Bjoern Hoehrmann wrote:
> * Robin Berjon wrote:
>>If you disagree, take it to the TAG because we're sure sticking to their 
>>recommendation:
>>
>>  http://www.w3.org/TR/webarch/Overview.html#xml-media-types
> 
> <http://www.imc.org/ietf-xml-mime/mail-archive/msg00984.html>:
> 
> [...]
>   I do not see any way to justify removing the 'charset' parameter
>   based on 'good practice' advice in the Web Architecture document
> [...]

I am aware of Martin's arguments, but I can't say that I agree. The 
charset parameters allows one to make broken XML "right" using external 
information, which is a direct violation of XML's draconian design.

I also fail to see many use cases that would justify the cost in 
awkwardness and potential for conflict in the charset parameter.

Finally, if experience with RSS means anything, it's quite clear that 
that's a feature that it highly likely to be misused. Most web servers 
nowadays provide a default charset parameter to avoid XSS attacks and 
asking users to turn it off (or most of the time, have someone else turn 
it off) is unrealistic. What we'll get is broken content that UAs will 
accept silently anyway. Let's just not go there.

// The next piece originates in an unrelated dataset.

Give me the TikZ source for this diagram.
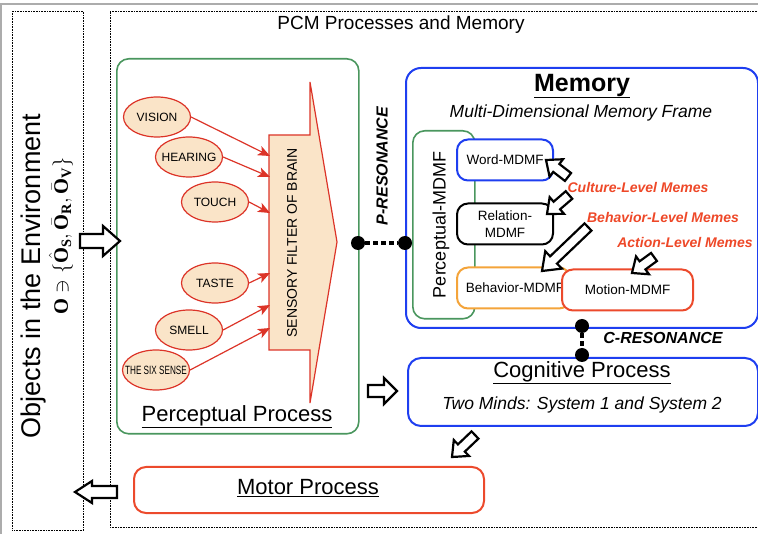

> SVG processors and general purpose XML processors need to determine the
> same character encoding for image/svg+xml;charset=... resources, nothing
> in RFC3023 or the current RFC3023bis ensures that if the SVG 1.2 spec
> requires implementations to ignore the charset parameter.

There's an excellent way for them to determine the same character 
encoding: don't use charset. XML did a brilliant job of getting a lot of 
getting this mostly right, all that charset does on XML media types is 
break it. Using charset with XML media types (or other horrors such as 
text/xml) leads to everything but interoperability.

Take for instance:

[~]$ HEAD http://expway.com/robin/foo.xml.sjis | grep Content-Type
Content-Type: application/xml; charset=shift_jis
[~]$ xmllint http://expway.com/robin/foo.xml.sjis
<?xml version="1.0" encoding="UTF-8"?>
<foo>יגגיייי</foo>

Is that conformant? What do you think most XML parsers do?

Part of the purpose of registering a media type is you get to register 
the parameters. Dropping charset for image/svg+xml certainly matches my 
reading of the AWWW and while it removes some very minor uses it makes 
the whole system far more robust. If it leads to remaining 
inconsistencies with 'bis, then fix the latter :)

> Using the parameter and specifying processing when it is used are quite
> different matters. I for example could live with registration text in
> SVG 1.2 that has a charset parameter but states that using it is
> STRONGLY DISCOURAGED or something.

If it's strongly discouraged, it shouldn't be made possible at all.

-- 
Robin Berjon

Received on Tuesday, 23 November 2004 16:24:44 UTC